I don't know why God does what he does, when he does, or doesn't. Nobody does. We can both affirm that God does all things according to his sovereign will and purpose. Yes, the Orthodox constantly pray that God incline our hearts toward him, that he increase our faith, that he lead us into loving him more. And God does so, not by creating some sort of effects in us from afar, but directly, by his own energies working in and through us, together with ours. At this point what I'm saying probably looks a lot like a big puff of incense. Which is a good thing, because God is known in stillness, silence and mystery.
This is why the Calvinist view of election makes sense in both Scripture and reality. i don't think anything that I have written here violates free will, explicitly violates the Scripture or tradition. If you may, I'd be happy to get into more detail to start citing how it would be in accordance with all these things.
None of what you've said thus far about Augustine or any other fathers, takes into consideration their essential understandings of God's own being. You seem to be assuming that Cassian, Chrysostom, and others were all on the same basic page, and just differed in details, or fell along different points in a spectrum.

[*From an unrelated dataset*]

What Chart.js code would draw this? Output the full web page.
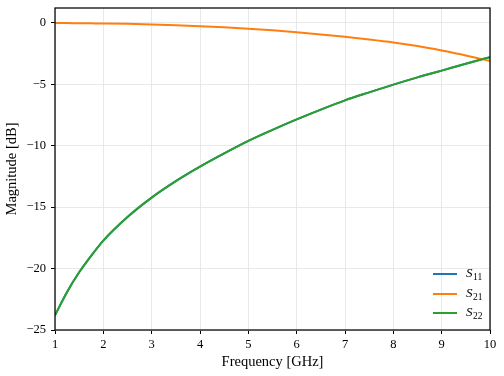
<!DOCTYPE html>
<html><head><meta charset="utf-8">
<script src="https://cdn.jsdelivr.net/npm/chart.js@4/dist/chart.umd.min.js"></script>
<style>html,body{margin:0;padding:0;background:#fff;}#wrap{width:504px;height:376px;}</style>
</head><body><div id="wrap"><canvas id="c" width="504" height="376"></canvas></div>
<script>
const freqGHz = [1, 1.25, 1.5, 1.75, 2, 2.5, 3, 3.5, 4, 4.5, 5, 5.5, 6, 6.5, 7, 7.5, 8, 8.5, 9, 9.5, 10];
const s11 = [-23.8, -21.9, -20.3, -18.95, -17.72, -15.8, -14.22, -12.88, -11.7, -10.62, -9.6, -8.7, -7.85, -7.05, -6.3, -5.65, -5.02, -4.43, -3.88, -3.32, -2.78];
const s21 = [0, -0.01, -0.02, -0.03, -0.04, -0.07, -0.12, -0.18, -0.26, -0.35, -0.46, -0.59, -0.75, -0.93, -1.13, -1.34, -1.58, -1.88, -2.24, -2.64, -3.1];
const s22 = [-23.8, -21.9, -20.3, -18.95, -17.72, -15.8, -14.22, -12.88, -11.7, -10.62, -9.6, -8.7, -7.85, -7.05, -6.3, -5.65, -5.02, -4.43, -3.88, -3.32, -2.78];
const seriesNames = ['S11', 'S21', 'S22'];
const seriesSubs = ['11', '21', '22'];
const colors = ['#1f77b4', '#ff7f0e', '#2ca02c'];
const xTicks = [1,2,3,4,5,6,7,8,9,10];
const yTicks = [-25,-20,-15,-10,-5,0];

const FONT = "'Liberation Serif', 'DejaVu Serif', serif";
const pts = arr => freqGHz.map((f,i)=>({x:f, y:arr[i]}));
const allSeries = [s11, s21, s22];

const legendPlugin = {
  id: 'inlegend',
  afterDraw(chart) {
    const ctx = chart.ctx, a = chart.chartArea;
    ctx.save();
    ctx.strokeStyle = '#000'; ctx.lineWidth = 1.25;
    ctx.strokeRect(a.left, a.top, a.right - a.left, a.bottom - a.top);
    const x0 = a.right - 57, x1 = a.right - 33, tx = a.right - 24;
    const ys = [a.bottom - 56, a.bottom - 36, a.bottom - 17];
    seriesNames.forEach((n, i) => {
      ctx.strokeStyle = colors[i]; ctx.lineWidth = 2;
      ctx.beginPath(); ctx.moveTo(x0, ys[i]); ctx.lineTo(x1, ys[i]); ctx.stroke();
      ctx.fillStyle = '#000';
      ctx.textBaseline = 'middle'; ctx.textAlign = 'left';
      ctx.font = "italic 13px " + FONT;
      ctx.fillText('S', tx, ys[i]);
      const w = ctx.measureText('S').width;
      ctx.font = "9.5px " + FONT;
      ctx.fillText(seriesSubs[i], tx + w + 0.5, ys[i] + 3);
    });
    ctx.restore();
  }
};

const gridCommon = {
  color: '#e3e3e3', lineWidth: 0.8, borderDash: [3, 2],
  drawTicks: true, tickLength: 4, tickColor: '#000', tickWidth: 1, tickBorderDash: []
};

new Chart(document.getElementById('c'), {
  type: 'line',
  data: {
    datasets: seriesNames.map((n, i) => ({
      label: n,
      data: pts(allSeries[i]),
      borderColor: colors[i],
      backgroundColor: colors[i],
      borderWidth: 2,
      pointRadius: 0,
      cubicInterpolationMode: 'monotone',
      fill: false,
      order: 2 - i
    }))
  },
  options: {
    responsive: false,
    animation: false,
    devicePixelRatio: 1,
    layout: { padding: { top: 8, right: 14, left: 0, bottom: 0 } },
    plugins: { legend: { display: false }, tooltip: { enabled: false } },
    scales: {
      x: {
        type: 'linear', min: 1, max: 10,
        afterFit(s) { s.height = 46; s.paddingLeft = 0; s.paddingRight = 0; },
        afterBuildTicks(s) { s.ticks = xTicks.map(v => ({value: v})); },
        ticks: { color: '#000', font: { family: FONT, size: 12.5 }, padding: 3, maxRotation: 0 },
        grid: gridCommon,
        border: { display: false },
        title: { display: true, text: 'Frequency [GHz]', color: '#000', font: { family: FONT, size: 14.5 }, padding: { top: 0, bottom: 5 } }
      },
      y: {
        type: 'linear', min: -25, max: 1.22,
        afterFit(s) { s.width = 55; s.paddingTop = 0; s.paddingBottom = 0; },
        afterBuildTicks(s) { s.ticks = yTicks.map(v => ({value: v})); },
        ticks: { color: '#000', font: { family: FONT, size: 12.5 }, padding: 5,
          callback: v => v < 0 ? '\u2212' + Math.abs(v) : String(v) },
        grid: gridCommon,
        border: { display: false },
        title: { display: true, text: 'Magnitude [dB]', color: '#000', font: { family: FONT, size: 14.5 }, padding: { top: 3, bottom: 0 } }
      }
    }
  },
  plugins: [legendPlugin]
});
</script></body></html>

I believe that absolute predestination, and monergism (with synergism being
syn in name only) are necessary conclusions from the basic Western understanding of God's essence as absolute simplicity, and his energies as created projections of himself, rather than uncreated permeations of himself in and through his creation. If God's will is the same as his love, is the same as his justice, is the same as his anger, is the same as his creative power, is the same as his predestination--then for God to exist, is for God to predestine. Hence, I believe that all Western synergists--Protestant, in particular--seek to cling to synergy while failing to appropriate its actual basis. The resulting systems are therefore necessarily incoherent. On a Western view of God, Calvinism--or something very much like it, such as Thomastic Catholic thought--rules the day. It's self-consistent, and others are not. Congratulations, if you're Protestant, then
Arminians really are the inconsistent ones.
Anyway, I'm sensing we've come as far as we can, and agreed as much as we can, before we have to step into this gulf in between that separates seemingly similar thoughts. Dismiss it if you will. But if you continue to read the Fathers without grasping what they actually thought about these particular issues, I really don't believe you'll ever fully appreciate how their minds were working.